History

In the early 20th century, stock routes were prevalent throughout Central Australia. In 1976, the Aboriginal Land Rights (Northern Territory) Act was passed, which became the mechanism allowing Aboriginal people in the Northern Territory to claim rights to unalienated Crown land based on traditional occupation and cultural connection.

On pastoral leases north of Alice Springs, the only Crown lands were the stock routes, so Aboriginal people with traditional connections to these lands placed land claims on the stock routes. From these land claims sprang outstations. Also known as homelands, outstations were set up to provide residential accommodation and essential services for the Traditional Owners to live on their country.

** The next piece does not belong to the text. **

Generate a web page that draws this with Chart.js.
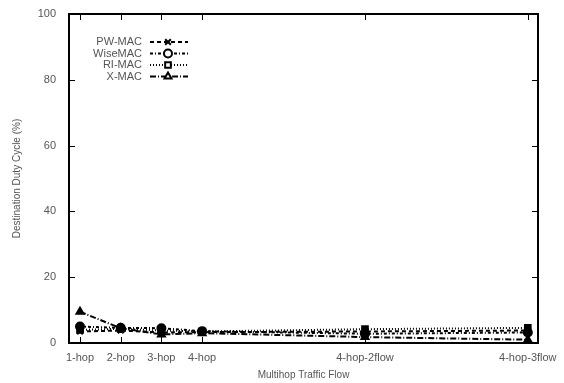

Ingkerreke Outstations Resource Services was developed and incorporated in 1985 by the Traditional Owners of the land to the north of Alice Springs to provide services to the new outstations in this area. For the first 20 years of its operations, Ingkerreke delivered fundamental support services to outstations. During this time, it also developed an excellent capacity for delivering quality building services, particularly in remote locations. As a result, in financial year 2004/5, the Directors of Ingkerreke Outstations Resource Services established a separate commercial operation, Ingkerreke Commercial, to capitalise on these skills and experience.

Today, Ingkerreke Outstations Resource Services continues to deliver services to 47 outstations, operating as a grant funded corporation, while our partner company, Ingkerreke Commercial, has become the leading wholly commercial Indigenous Construction and Metal Fabrication supplier in Central Australia. In 2015 Ingkerreke Commercial began trading as a stand-alone, aboriginal-owned commercial business.

In the past, Ingkerreke Outstations Resource Services has also coordinated land management services on Aboriginal Land Trusts within a 50-100km radius of Alice Springs, mainly focusing on the Iwupataka Land Trust west of Alice Springs. This area includes Standley Chasm and other deep gorges which provide habitat for many rare plant species, as well as vulnerable or threatened animal species, such as the Black Footed Rock Wallaby. The Ingkerreke Rangers were funded through the Working on Country program from 2007-2013 and employed local Aboriginal people to collect baseline data on land, flora and fauna to be used in fire, feral animal and weed management plans. As a result of this program, five local Indigenous men obtained positions with NT Parks and Wildlife.

In addition, where possible, Ingkerreke supports outstation residents to develop their own enterprises, through advocacy; innovation; grant application/administration; or their own service delivery.